** Short problem **
Everything from the first line down to the line containing "import plotly.graph_objects as go" is to be retyped exactly, both ends included, with pictures left out.

· · · ·

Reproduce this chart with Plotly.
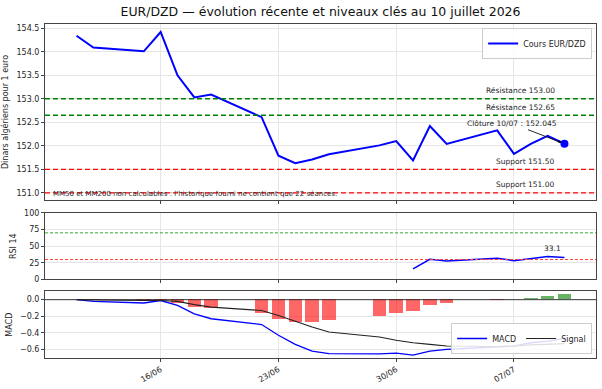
import plotly.graph_objects as go

dates = ["2026-06-11", "2026-06-12", "2026-06-15", "2026-06-16", "2026-06-17", "2026-06-18",
         "2026-06-19", "2026-06-22", "2026-06-23", "2026-06-24", "2026-06-25", "2026-06-26",
         "2026-06-29", "2026-06-30", "2026-07-01", "2026-07-02", "2026-07-03", "2026-07-06",
         "2026-07-07", "2026-07-08", "2026-07-09", "2026-07-10"]
prices = [154.34, 154.09, 154.01, 154.42, 153.50, 153.03, 153.09, 152.61, 151.79, 151.63, 151.71,
          151.82, 152.01, 152.10, 151.69, 152.42, 152.04, 152.33, 151.83, 152.04, 152.21, 152.045]
rsi = [None] * 14 + [16.0, 30.2, 27.7, 31.7, 28.3, 31.7, 34.5, 33.1]
macd = [0.0, -0.02, -0.04, -0.01, -0.07, -0.17, -0.23, -0.30, -0.43, -0.54, -0.62, -0.65,
        -0.655, -0.645, -0.67, -0.62, -0.60, -0.575, -0.56, -0.52, -0.50, -0.47]
signal = [0.0, -0.004, -0.01, -0.01, -0.02, -0.06, -0.09, -0.13, -0.19, -0.26, -0.33, -0.39,
          -0.45, -0.49, -0.52, -0.54, -0.56, -0.565, -0.56, -0.545, -0.54, -0.53]
hist = [0.0, -0.005, -0.02, -0.005, -0.04, -0.09, -0.11, -0.17, -0.24, -0.27, -0.28, -0.25,
        -0.20, -0.16, -0.145, -0.07, -0.04, -0.005, 0.002, 0.012, 0.04, 0.06]
resistances = [153.00, 152.65]
supports = [151.50, 151.00]
tick_dates = ["2026-06-16", "2026-06-23", "2026-06-30", "2026-07-07"]
tick_text = ["16/06", "23/06", "30/06", "07/07"]

FONT = "DejaVu Sans"
TXT = "#262626"
fig = go.Figure()

# Price panel
fig.add_trace(go.Scatter(x=dates, y=prices, mode="lines", name="Cours EUR/DZD",
                         line=dict(color="#0000ff", width=2), xaxis="x", yaxis="y",
                         legend="legend"))
fig.add_trace(go.Scatter(x=[dates[-1]], y=[prices[-1]], mode="markers", showlegend=False,
                         marker=dict(color="#0000ff", size=8), xaxis="x", yaxis="y"))

# RSI panel
fig.add_trace(go.Scatter(x=dates, y=rsi, mode="lines", showlegend=False,
                         line=dict(color="#0000ff", width=1.5), xaxis="x2", yaxis="y2"))

# MACD panel
bar_colors = ["rgba(255,0,0,0.6)" if h < 0 else "rgba(0,128,0,0.6)" for h in hist]
fig.add_trace(go.Bar(x=dates, y=hist, marker=dict(color=bar_colors, line=dict(width=0)),
                     width=0.8 * 86400000, showlegend=False, xaxis="x3", yaxis="y3"))
fig.add_trace(go.Scatter(x=dates, y=macd, mode="lines", name="MACD",
                         line=dict(color="#0000ff", width=1.3), xaxis="x3", yaxis="y3",
                         legend="legend2"))
fig.add_trace(go.Scatter(x=dates, y=signal, mode="lines", name="Signal",
                         line=dict(color="#222222", width=1.1), xaxis="x3", yaxis="y3",
                         legend="legend2"))

shapes = []
for r in resistances:
    shapes.append(dict(type="line", xref="x domain", yref="y", x0=0, x1=1, y0=r, y1=r,
                       line=dict(color="green", width=1.4, dash="5px,3px")))
for s in supports:
    shapes.append(dict(type="line", xref="x domain", yref="y", x0=0, x1=1, y0=s, y1=s,
                       line=dict(color="red", width=1.4, dash="5px,3px")))
shapes.append(dict(type="line", xref="x2 domain", yref="y2", x0=0, x1=1, y0=70, y1=70,
                   line=dict(color="#33aa33", width=1, dash="3px,2px")))
shapes.append(dict(type="line", xref="x2 domain", yref="y2", x0=0, x1=1, y0=30, y1=30,
                   line=dict(color="#ff4040", width=1, dash="3px,2px")))
shapes.append(dict(type="line", xref="x3 domain", yref="y3", x0=0, x1=1, y0=0, y1=0,
                   line=dict(color="#222222", width=0.9)))

annotations = []
for r in resistances:
    annotations.append(dict(x=dates[-1], y=r, xref="x", yref="y", text=f"Résistance {r:.2f}",
                            showarrow=False, xanchor="right", yanchor="middle", xshift=-7,
                            yshift=8, font=dict(size=7.5, color=TXT, family=FONT)))
for s in supports:
    annotations.append(dict(x=dates[-1], y=s, xref="x", yref="y", text=f"Support {s:.2f}",
                            showarrow=False, xanchor="right", yanchor="middle", xshift=-7,
                            yshift=8, font=dict(size=7.5, color=TXT, family=FONT)))
annotations.append(dict(x=dates[-1], y=prices[-1], xref="x", yref="y",
                        text=f"Clôture 10/07 : {prices[-1]:.3f}", showarrow=True,
                        ax=-52, ay=-20, arrowhead=2, arrowsize=0.7, arrowwidth=0.9,
                        arrowcolor="#111111", standoff=3,
                        font=dict(size=7.5, color=TXT, family=FONT)))
annotations.append(dict(x=0.01, y=0.035, xref="x domain", yref="y domain",
                        text="MM50 et MM200 non calculables : l'historique fourni ne contient que 22 séances.",
                        showarrow=False, xanchor="left", yanchor="middle",
                        font=dict(size=7, color=TXT, family=FONT)))
annotations.append(dict(x=dates[-1], y=rsi[-1], xref="x2", yref="y2", text=f"{rsi[-1]:.1f}",
                        showarrow=False, xanchor="center", yanchor="middle", xshift=-12,
                        yshift=9, font=dict(size=7.5, color=TXT, family=FONT)))

xr = ["2026-06-09 03:00", "2026-07-11 21:00"]
gridc = "#e6e6e6"
axcommon = dict(showline=True, mirror=True, linecolor="#444444", linewidth=1,
                ticks="outside", ticklen=3, tickcolor="#444444", gridcolor=gridc,
                showgrid=True, zeroline=False, tickfont=dict(size=8, color=TXT, family=FONT))

xcommon = dict(axcommon, type="date", range=xr, tickvals=tick_dates, ticktext=tick_text)

fig.update_layout(
    width=602, height=389,
    margin=dict(l=43, r=5, t=24, b=29),
    paper_bgcolor="white", plot_bgcolor="white",
    font=dict(family=FONT, color=TXT, size=8),
    title=dict(text="EUR/DZD — évolution récente et niveaux clés au 10 juillet 2026",
               x=0.5, xref="paper", xanchor="center", y=0.97, yanchor="middle",
               font=dict(size=12.5, color="#111111", family=FONT)),
    bargap=0,
    xaxis=dict(xcommon, domain=[0, 1], anchor="y", showticklabels=False),
    xaxis2=dict(xcommon, domain=[0, 1], anchor="y2", matches="x", showticklabels=False),
    xaxis3=dict(xcommon, domain=[0, 1], anchor="y3", matches="x", tickangle=-30),
    yaxis=dict(axcommon, domain=[0.4732, 1], range=[150.85, 154.59], dtick=0.5,
               tickformat=".1f",
               title=dict(text="Dinars algériens pour 1 euro", standoff=6,
                          font=dict(size=8, color=TXT, family=FONT))),
    yaxis2=dict(axcommon, domain=[0.2351, 0.4345], range=[0, 100],
                tickvals=[0, 25, 50, 75, 100],
                title=dict(text="RSI 14", standoff=6, font=dict(size=8, color=TXT, family=FONT))),
    yaxis3=dict(axcommon, domain=[0, 0.1994], range=[-0.704, 0.1],
                tickvals=[0.0, -0.2, -0.4, -0.6], tickformat=".1f",
                title=dict(text="MACD", standoff=6, font=dict(size=8, color=TXT, family=FONT))),
    legend=dict(x=0.993, y=0.988, xanchor="right", yanchor="top", bgcolor="rgba(255,255,255,0.85)",
                bordercolor="#cccccc", borderwidth=1, font=dict(size=8, color=TXT, family=FONT),
                itemwidth=30, tracegroupgap=0),
    legend2=dict(x=0.993, y=0.012, xanchor="right", yanchor="bottom", orientation="h",
                 bgcolor="rgba(255,255,255,0.85)", bordercolor="#cccccc", borderwidth=1,
                 font=dict(size=8, color=TXT, family=FONT), itemwidth=30),
    shapes=shapes,
    annotations=annotations,
)

fig.write_html("out.html")
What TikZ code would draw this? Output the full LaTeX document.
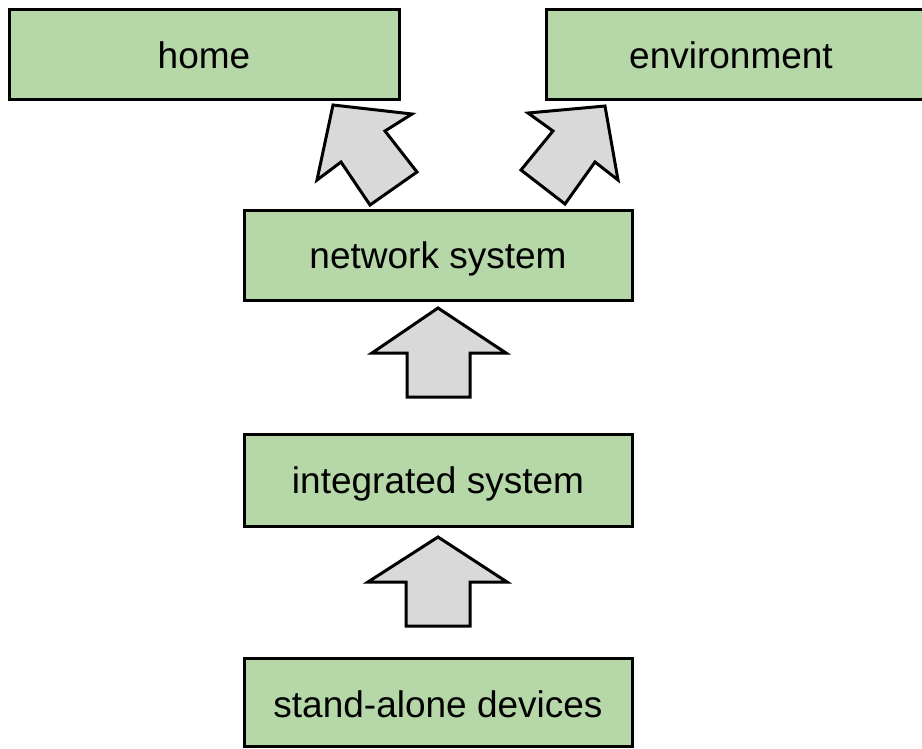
\documentclass[tikz,border=0pt]{standalone}
\usepackage{fontspec}
\setmainfont{Liberation Sans}
\definecolor{boxgreen}{HTML}{B6D7A8}
\definecolor{arrowgray}{HTML}{D9D9D9}
\begin{document}
\begin{tikzpicture}[x=1pt,y=-1pt,
  stagebox/.style={draw=black, line width=3pt, fill=boxgreen},
  stagetext/.style={font=\fontsize{37}{44}\selectfont, text=black, inner sep=0pt, anchor=base},
  blockarrow/.style={draw=black, line width=3pt, fill=arrowgray, line join=miter}]
\useasboundingbox (0,0) rectangle (922,748);
% boxes
\draw[stagebox] (9,9) rectangle (399,99);
\node[stagetext] (home) at (204,68) {home};
\draw[stagebox] (546,9) rectangle (930,99);
\node[stagetext] (env) at (731,68) {environment};
\draw[stagebox] (244,210) rectangle (632,300);
\node[stagetext] (net) at (438,268) {network system};
\draw[stagebox] (244,434) rectangle (632,526);
\node[stagetext] (integ) at (438,493) {integrated system};
\draw[stagebox] (244,658) rectangle (632,746.5);
\node[stagetext] (alone) at (438,717) {stand-alone devices};
% block arrows
\draw[blockarrow] (438,308) -- (506,353) -- (470,353) -- (470,397) -- (407,397) -- (407,353) -- (372,353) -- cycle;
\draw[blockarrow] (438,537) -- (507,582) -- (470,582) -- (470,626) -- (406,626) -- (406,582) -- (368,582) -- cycle;
\draw[blockarrow] (333,105) -- (412,114) -- (385,131) -- (417,172) -- (370,205) -- (341,162) -- (317,180) -- cycle;
\draw[blockarrow] (605,106) -- (528,113) -- (553,131) -- (521,170) -- (565,204) -- (595,162) -- (618,180) -- cycle;
\end{tikzpicture}
\end{document}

· · · ·

** Output of the exercise **
Reproduce this chart with Plotly.
import plotly.graph_objects as go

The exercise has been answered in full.